You might also notice the strange cutouts in the standoffs. The placement of the diodes on the Lily58's PCB are really close to the mounting holes. So an easy solution was to just eyeball some cutouts for them.
The diode placement caused quite the headache though. After I had assembled and disassembled the keyboard a few times my J key stopped registering. As I debugged my solder joints and firmware I disassembled and reassembled the case a few times. Then suddenly, the 6 key broke. After one last disassembly I realized what was happening. I designed this case based on the left PCB only. I figured it was a safe assumption that the right would just be mirrored. Frustratingly, though the cutouts were correct for the left PCB, the diodes on the right were placed in completely different places. Causing the standoffs to press into them and break. A quick change to the model to accommodate both placements and I was back in business.
Luckily, I had the exact diode that the pre-soldered PCB came with. Unluckily I didn't have it in the surface mount package. Resulting in this abomination:
Fortunately no one (other than myself everyone who reads this) has to know about it.
Eventually I would like to tackle a V2 which has a more official reset button and power switch but for now you can find the cad on onshape , the firmware on github and the exact board I sourced on typeractive
A quick project I did is a compile-time game of life implementation in C++ templates.
(warning, the repository is in a very sorry state at the time of writing)
I restricted myself to using the
pattern-matching-logical-paradigm-y design
philosophy of template meta-programming. Passing
around wrapper types or using
constexpr
would have been much easier and wouldn't have been
susceptible to the biggest problem with what I
wrote. That is, querying the game board creates
many
template instantiations. So much so that even modest
size boards overrun clang's default template
instantiation limit. Cranking that limit up is a
solution and allowed me to keep working but that's a
fundamental flaw with the mechanism I'm using for
calculating the game state. There's some
optimizations I can do to reduce the number of
instantiations, but I could also just do the sane
thing and have a
std::array
that I pass around at compile time.
I originally went into this with the idea that I would write a python script to also do game of life to validate the implementation. I set up this project with my go-to testing framework GTest... Only to realize that it doesn't really make sense to test things this way using it because the library is designed to have one board per compilation unit. Meaning one test per file. This seemed more cumbersome than it was worth so I dropped the idea.
Since making this site I've wanted to add RSS to it. I figured it would be a good candidate for something to do while I was on bed-rest for that injury I mentioned earlier. I already have a "static site generator" script for this site which handles converting my blog posts from markdown to html (as well as connecting up all the pages in the site) so I shoved it in there .

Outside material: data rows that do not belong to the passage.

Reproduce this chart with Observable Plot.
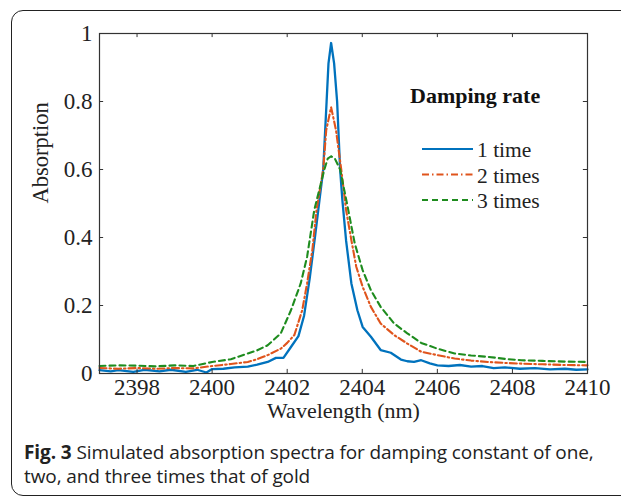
<!DOCTYPE html>
<html>
<head>
<meta charset="utf-8">
<script src="https://cdn.jsdelivr.net/npm/d3@7"></script>
<script src="https://cdn.jsdelivr.net/npm/@observablehq/plot@0.6"></script>
<style>
  html, body { margin: 0; padding: 0; background: #fff; }
  #wrap { position: relative; width: 621px; height: 496px; overflow: hidden; background: #fff; }
  #box { position: absolute; left: 11px; top: 10px; width: 700px; height: 484px; border: 1.5px solid #222; border-radius: 12px; }
  #chart { position: absolute; left: 0; top: 0; }
  #legend { position: absolute; left: 0; top: 0; pointer-events: none; }
  #caption { position: absolute; left: 24px; top: 440px; width: 592px; font-family: "Open Sans", sans-serif; font-size: 19px; line-height: 24px; letter-spacing: -0.1px; color: #222; white-space: nowrap; }
  #caption b { font-weight: 700; }
</style>
</head>
<body>
<div id="wrap">
  <div id="box"></div>
  <div id="chart"></div>
  <svg id="legend" width="621" height="430"></svg>
  <div id="caption"><b>Fig. 3</b><span> Simulated absorption spectra for damping constant of one,</span><br><span>two, and three times that of gold</span></div>
</div>
<script>
// ---- data ----
const xTicks = [2398, 2400, 2402, 2404, 2406, 2408, 2410];
const yTicks = [0, 0.2, 0.4, 0.6, 0.8, 1];
const seriesNames = ["1 time", "2 times", "3 times"];
const seriesColors = ["#0072BD", "#E0541C", "#1E8C1E"];
const seriesDash = [null, "7,3,1.5,3", "6,4"];

const wl1 = [2397.0,2397.3,2397.5,2397.9,2398.2,2398.6,2398.9,2399.3,2399.6,2399.85,2400.0,2400.3,2400.6,2400.95,2401.2,2401.48,2401.7,2401.9,2402.1,2402.3,2402.45,2402.6,2402.75,2402.86,2402.96,2403.05,2403.1,2403.17,2403.25,2403.33,2403.41,2403.47,2403.57,2403.71,2403.87,2404.01,2404.23,2404.49,2404.76,2405.03,2405.2,2405.38,2405.57,2405.8,2406.0,2406.3,2406.6,2406.9,2407.2,2407.5,2407.8,2408.2,2408.6,2409.0,2409.4,2409.7,2410.0];
const abs1 = [0.010,0.006,0.010,0.005,0.011,0.006,0.011,0.005,0.011,0.003,0.013,0.014,0.018,0.020,0.026,0.034,0.046,0.046,0.078,0.110,0.170,0.280,0.410,0.510,0.600,0.800,0.912,0.972,0.912,0.800,0.600,0.510,0.390,0.265,0.186,0.137,0.108,0.069,0.061,0.041,0.036,0.034,0.039,0.030,0.024,0.022,0.025,0.020,0.022,0.016,0.018,0.014,0.016,0.012,0.014,0.011,0.012];

const wl2 = [2397.0,2397.5,2398.0,2398.5,2399.0,2399.5,2400.0,2400.5,2400.95,2401.2,2401.48,2401.83,2402.0,2402.19,2402.4,2402.53,2402.67,2402.78,2402.96,2403.04,2403.17,2403.3,2403.44,2403.57,2403.71,2403.84,2404.01,2404.23,2404.49,2404.85,2405.2,2405.57,2406.0,2406.46,2406.9,2407.35,2407.8,2408.24,2408.8,2409.4,2410.0];
const abs2 = [0.016,0.014,0.016,0.014,0.016,0.015,0.022,0.028,0.034,0.042,0.054,0.073,0.090,0.113,0.186,0.265,0.363,0.480,0.600,0.716,0.783,0.716,0.600,0.480,0.392,0.314,0.255,0.196,0.147,0.113,0.088,0.064,0.054,0.044,0.038,0.034,0.031,0.029,0.027,0.025,0.024];

const wl3 = [2397.0,2397.5,2398.0,2398.5,2399.0,2399.5,2400.0,2400.5,2400.95,2401.2,2401.48,2401.83,2402.1,2402.36,2402.53,2402.72,2402.99,2403.08,2403.17,2403.27,2403.41,2403.62,2403.8,2404.01,2404.23,2404.49,2404.85,2405.2,2405.57,2406.0,2406.46,2406.9,2407.35,2407.8,2408.24,2408.8,2409.4,2410.0];
const abs3 = [0.022,0.024,0.023,0.021,0.024,0.022,0.034,0.042,0.059,0.068,0.083,0.118,0.186,0.265,0.343,0.480,0.600,0.632,0.639,0.632,0.600,0.485,0.382,0.304,0.245,0.196,0.147,0.118,0.090,0.073,0.059,0.053,0.049,0.043,0.039,0.037,0.035,0.034];

const xLabel = "Wavelength (nm)";
const yLabel = "Absorption";
const legendTitle = "Damping rate";

// ---- build ----
const toRows = (wl, ab) => wl.map((w, i) => ({w, a: ab[i]}));
const series = [toRows(wl1, abs1), toRows(wl2, abs2), toRows(wl3, abs3)];

const xDomain = [2397, 2410];
const tickLenX = 0.11;   // inward tick length in nm
const tickLenY = 0.012;  // inward tick length in absorption units
const fmtY = d => String(+d.toFixed(1));
const serif = "'Liberation Serif', 'Times New Roman', serif";

const chart = Plot.plot({
  width: 621,
  height: 430,
  marginLeft: 99,
  marginRight: 34,
  marginTop: 33,
  marginBottom: 57,
  x: {domain: xDomain},
  y: {domain: [0, 1]},
  style: {fontFamily: serif, fontSize: "23px", color: "#222", background: "transparent", overflow: "visible"},
  marks: [
    ...series.map((rows, i) => Plot.line(rows, {
      x: "w", y: "a",
      stroke: seriesColors[i],
      strokeWidth: i === 0 ? 2.3 : 2.1,
      strokeDasharray: seriesDash[i] || undefined,
      strokeLinejoin: "round"
    })),
    Plot.frame({stroke: "#333", strokeWidth: 1.2}),
    Plot.ruleX(xTicks, {x: d => d, y1: 0, y2: tickLenY, stroke: "#333"}),
    Plot.ruleX(xTicks, {x: d => d, y1: 1, y2: 1 - tickLenY, stroke: "#333"}),
    Plot.ruleY(yTicks, {y: d => d, x1: xDomain[0], x2: xDomain[0] + tickLenX, stroke: "#333"}),
    Plot.ruleY(yTicks, {y: d => d, x1: xDomain[1], x2: xDomain[1] - tickLenX, stroke: "#333"}),
    Plot.axisX({ticks: xTicks, tickSize: 0, tickPadding: 5.5, tickFormat: d => String(d), label: null, fontSize: 23}),
    Plot.axisY({ticks: yTicks, tickSize: 0, tickPadding: 7, tickFormat: fmtY, label: null, fontSize: 23}),
    Plot.text([xLabel], {text: d => d, frameAnchor: "bottom", dy: 44, fontSize: 22, fill: "#222"}),
    Plot.text([yLabel], {text: d => d, frameAnchor: "left", rotate: -90, dx: -59, fontSize: 22.5, fill: "#222"})
  ]
});
document.getElementById("chart").appendChild(chart);

// ---- legend overlay ----
const lg = d3.select("#legend");
lg.append("text").attr("x", 410).attr("y", 103)
  .attr("font-family", serif).attr("font-weight", "bold").attr("font-size", 22).attr("fill", "#111")
  .text(legendTitle);
seriesNames.forEach((name, i) => {
  const y = 149 + i * 25.5;
  lg.append("line").attr("x1", 422).attr("x2", 473).attr("y1", y).attr("y2", y)
    .attr("stroke", seriesColors[i]).attr("stroke-width", 2.2)
    .attr("stroke-dasharray", seriesDash[i]);
  lg.append("text").attr("x", 477).attr("y", y + 8)
    .attr("font-family", serif).attr("font-size", 21.5).attr("fill", "#222")
    .text(name);
});
</script>
</body>
</html>
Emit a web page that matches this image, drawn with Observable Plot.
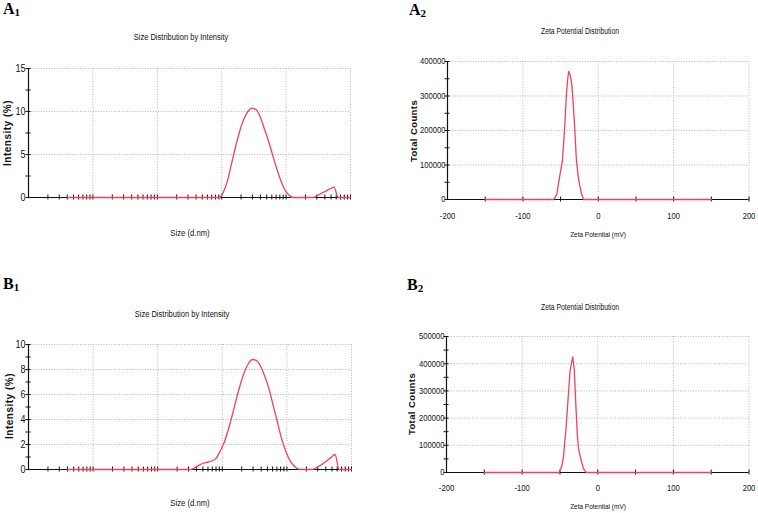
<!DOCTYPE html>
<html><head><meta charset="utf-8">
<script src="https://cdn.jsdelivr.net/npm/d3@7"></script>
<script src="https://cdn.jsdelivr.net/npm/@observablehq/plot@0.6"></script>
<style>
body{margin:0;background:#fff;}
#wrap{position:relative;width:758px;height:513px;overflow:hidden;background:#fff;}
.panel{position:absolute;}
.t{position:absolute;transform:translate(-50%,-50%) scaleX(0.82);white-space:nowrap;color:#111;line-height:1;
   font-family:"Liberation Sans",Arial,sans-serif;}
.yl{font-family:"Liberation Sans",Arial,sans-serif;font-weight:bold;transform:translate(-50%,-50%) rotate(-90deg);}
.lbl{position:absolute;font-family:"Liberation Serif","Times New Roman",serif;font-weight:bold;font-size:16px;line-height:1;color:#000;white-space:nowrap;}
.lbl span{font-size:11px;position:relative;top:2px;}
</style>
</head><body>
<div id="wrap"></div>
<script>
// ---------- data ----------
const sizeBins = [0.4,0.4632,0.5365,0.6213,0.7195,0.8332,0.9649,1.117,1.294,1.499,1.736,2.010,2.328,2.696,3.122,3.615,4.187,4.849,5.615,6.503,7.531,8.721,10.10,11.70,13.54,15.69,18.17,21.04,24.36,28.21,32.67,37.84,43.82,50.75,58.77,68.06,78.82,91.28,105.7,122.4,141.8,164.2,190.1,220.2,255.0,295.3,342.0,396.1,458.7,531.2,615.1,712.4,825.0,955.4,1106,1281,1484,1718,1990,2305,2669,3091,3580,4145,4801,5560,6439,7456,8635,10000];
const intensityA1 = [0,0,0,0,0,0,0,0,0,0,0,0,0,0,0,0,0,0,0,0,0,0,0,0,0,0,0,0,0,0,0,0,0,0,0,0,0,0,0.6,1.9,3.9,5.9,7.7,9.1,10.0,10.4,10.2,9.4,8.0,6.6,5.0,3.4,2.0,0.9,0.3,0,0,0,0,0,0,0.25,0.5,0.75,1.0,1.2,0,0,0,0];
const intensityB1 = [0,0,0,0,0,0,0,0,0,0,0,0,0,0,0,0,0,0,0,0,0,0,0,0,0,0,0,0,0,0,0,0.15,0.35,0.5,0.58,0.68,0.85,1.4,2.1,3.1,4.3,5.6,6.8,7.8,8.5,8.8,8.7,8.2,7.4,6.4,5.1,3.8,2.5,1.5,0.75,0.3,0.05,0,0,0,0.05,0.25,0.45,0.7,0.95,1.2,0,0,0,0];

const zetaA2mV     = [-150,-59,-55,-52,-47.5,-44.5,-42.2,-40.5,-39.2,-37,-35,-33.5,-31,-29,-26.5,-24.6,-22,-19.3,150];
const zetaA2Counts = [0,0,15000,56000,114000,210000,306000,350000,371000,360000,330000,287000,200000,114000,65000,41000,15000,0,0];
const zetaB2mV     = [-150,-51,-48,-45.4,-42,-39,-36.6,-34.5,-33.1,-32,-31,-29,-27,-25.7,-22,-19,-15.5,150];
const zetaB2Counts = [0,0,20000,55000,160000,280000,374000,405000,425000,400000,380000,250000,140000,92000,45000,15000,0,0];

const sizeTicks = [0.1,1,10,100,1000,10000];
const sizeTickLabels = ["0.1","1","10","100","1000","10000"];
const sizeMinorTicks = [0.2,0.3,0.4,0.5,0.6,0.7,0.8,0.9,2,3,4,5,6,7,8,9,20,30,40,50,60,70,80,90,200,300,400,500,600,700,800,900,2000,3000,4000,5000,6000,7000,8000,9000];
const zetaTicks = [-200,-100,0,100,200];
const zetaTickLabels = ["-200","-100","0","100","200"];
const zetaMinorTicks = [-150,-100,-50,0,50,100,150];
const yTicksA1 = [0,5,10,15], yMinorA1 = [2.5,7.5,12.5];
const yTicksB1 = [0,2,4,6,8,10], yMinorB1 = [1,3,5,7,9];
const yTicksA2 = [0,100000,200000,300000,400000], yMinorA2 = [50000,150000,250000,350000];
const yTicksB2 = [0,100000,200000,300000,400000,500000], yMinorB2 = [50000,150000,250000,350000,450000];

// ---------- drawing ----------
const RED = "#f2415d", GRID = "#a9b7c1", INK = "#111";
const FONT = '"Liberation Sans",Arial,sans-serif';
const wrap = document.getElementById("wrap");

function addText(txt, x, y, size, extra) {
  const d = document.createElement("div");
  d.className = "t" + (extra ? " " + extra : ""); d.textContent = txt;
  d.style.left = x + "px"; d.style.top = y + "px"; d.style.fontSize = size + "px";
  wrap.appendChild(d);
  return d;
}
function addLabel(letter, sub, x, y) {
  const d = document.createElement("div");
  d.className = "lbl"; d.innerHTML = letter + "<span>" + sub + "</span>";
  d.style.left = x + "px"; d.style.top = y + "px";
  wrap.appendChild(d);
}

function panel(o) {
  const x0 = o.xDomain[0];
  const pts = o.xs.map((x, i) => ({x, y: o.ys[i]}));
  const yAll = o.yMajor.concat(o.yMinor);
  const svg = Plot.plot({
    width: o.width, height: o.height,
    marginLeft: o.mL, marginRight: o.mR, marginTop: o.mT, marginBottom: o.mB,
    x: {type: o.xType, domain: o.xDomain},
    y: {type: "linear", domain: o.yDomain},
    style: {fontFamily: FONT, fontSize: o.fs + "px", color: INK, background: "transparent", overflow: "visible"},
    marks: [
      Plot.ruleX(o.xGrid, {stroke: GRID, strokeDasharray: "1,1.6", strokeWidth: 1}),
      Plot.ruleY(o.yMajor.filter(v => v > 0), {stroke: GRID, strokeDasharray: "1,1.6", strokeWidth: 1}),
      Plot.ruleY([0], {stroke: INK, strokeWidth: 1.2}),
      Plot.ruleX([x0], {stroke: INK, strokeWidth: 1.2}),
      Plot.ruleX(o.xMinor, {x: d => d, y1: () => 0, y2: () => 0, insetTop: -2.5, insetBottom: -2.5, stroke: INK, strokeWidth: 1}),
      Plot.ruleY(yAll, {y: d => d, x1: () => x0, x2: () => x0, insetLeft: -2.5, insetRight: -2.5, stroke: INK, strokeWidth: 1}),
      Plot.axisX(o.xMajor, {tickSize: 0, tickPadding: o.xPad, tickFormat: (d, i) => o.xLabels[i], label: null, fontSize: o.fs}),
      Plot.axisY(o.yMajor, {tickSize: 0, tickPadding: o.yPad, tickFormat: d => String(d), label: null, fontSize: o.fs}),
      Plot.line(pts, {x: "x", y: "y", stroke: RED, strokeWidth: 1.3, curve: o.curve || "monotone-x"})
    ]
  });
  svg.classList.add("panel");
  svg.style.left = o.left + "px"; svg.style.top = o.top + "px";
  wrap.appendChild(svg);
  // narrow the tick labels (Arial Narrow look) without moving their anchors
  svg.querySelectorAll("text").forEach(t => {
    const w = t.getComputedTextLength();
    if (w > 0) {
      t.setAttribute("textLength", (w * 0.82).toFixed(2));
      t.setAttribute("lengthAdjust", "spacingAndGlyphs");
    }
  });
}

// A1
panel({left: 0, top: 0, width: 379, height: 256, mL: 28, mR: 29, mT: 68, mB: 59, fs: 11,
  xType: "log", xDomain: [0.1, 10000], xMajor: sizeTicks, xLabels: sizeTickLabels, xGrid: sizeTicks.slice(1), xMinor: sizeMinorTicks.concat(sizeTicks.slice(1)),
  yDomain: [0, 15], yMajor: yTicksA1, yMinor: yMinorA1, xs: sizeBins, ys: intensityA1, xPad: 11, yPad: 3});
// A2
panel({left: 380, top: 0, width: 378, height: 256, mL: 67, mR: 9.5, mT: 61, mB: 57, fs: 9.3,
  xType: "linear", xDomain: [-200, 200], xMajor: zetaTicks, xLabels: zetaTickLabels, xGrid: zetaTicks.slice(1), xMinor: zetaMinorTicks.concat([200]),
  yDomain: [0, 400000], yMajor: yTicksA2, yMinor: yMinorA2, xs: zetaA2mV, ys: zetaA2Counts, xPad: 12.5, yPad: 2, curve: "linear"});
// B1
panel({left: 0, top: 256, width: 379, height: 257, mL: 28, mR: 28, mT: 88, mB: 44, fs: 11,
  xType: "log", xDomain: [0.1, 10000], xMajor: sizeTicks, xLabels: sizeTickLabels, xGrid: sizeTicks.slice(1), xMinor: sizeMinorTicks.concat(sizeTicks.slice(1)),
  yDomain: [0, 10], yMajor: yTicksB1, yMinor: yMinorB1, xs: sizeBins, ys: intensityB1, xPad: 10, yPad: 3});
// B2
panel({left: 380, top: 256, width: 378, height: 257, mL: 66, mR: 9.5, mT: 80, mB: 41, fs: 9.3,
  xType: "linear", xDomain: [-200, 200], xMajor: zetaTicks, xLabels: zetaTickLabels, xGrid: zetaTicks.slice(1), xMinor: zetaMinorTicks.concat([200]),
  yDomain: [0, 500000], yMajor: yTicksB2, yMinor: yMinorB2, xs: zetaB2mV, ys: zetaB2Counts, xPad: 12, yPad: 2, curve: "linear"});

// titles and axis labels
addText("Size Distribution by Intensity", 181, 38, 9.2);
addText("Zeta Potential Distribution", 580, 31, 8.3);
addText("Size Distribution by Intensity", 182, 315, 9.2);
addText("Zeta Potential Distribution", 580, 307, 8.3);
addText("Size (d.nm)", 190, 233, 9.4);
addText("Zeta Potential (mV)", 598, 235, 7.9);
addText("Size (d.nm)", 190, 503, 9.4);
addText("Zeta Potential (mV)", 598, 507, 7.9);
const y1 = addText("Intensity (%)", 8, 133, 10, "yl"); y1.style.letterSpacing = "0.5px";
const y2 = addText("Total Counts", 414, 131, 9.5, "yl"); y2.style.letterSpacing = "0.4px";
const y3 = addText("Intensity (%)", 9.5, 406, 10, "yl"); y3.style.letterSpacing = "0.5px";
const y4 = addText("Total Counts", 412, 404, 9.5, "yl"); y4.style.letterSpacing = "0.4px";
addLabel("A", "1", 3, 1);
addLabel("A", "2", 409, 2);
addLabel("B", "1", 3, 276);
addLabel("B", "2", 407, 277);
</script>
</body></html>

That script is getting a little bloated so refactoring it is getting tempting. But I'll save that for a rainy day.
I've been meaning to learn rust for a while now so I decided to do a small project in it. My goal was to implement a CLI which can query servers running online lobbies for various source engine games. I saw that the protocol was documented online so I figured it would be a quick weekend project. I started out in a python script to nail down any oddities of the protocol before moving to rust so I could focus on language mechanics. Unfortunately I never really made it past the python script. The source server query protocol has a handful of obnoxious oddities which make it one of the most... interesting ... protocols I've ever seen. I want to write a full post on it and what can be learned about how not to design a protocol. so I'll keep this brief here.
Recent life changes have given me inspiration to make more. So hopefully that means I'll have more to show here soon. Until then, hopefully the new year treats you well.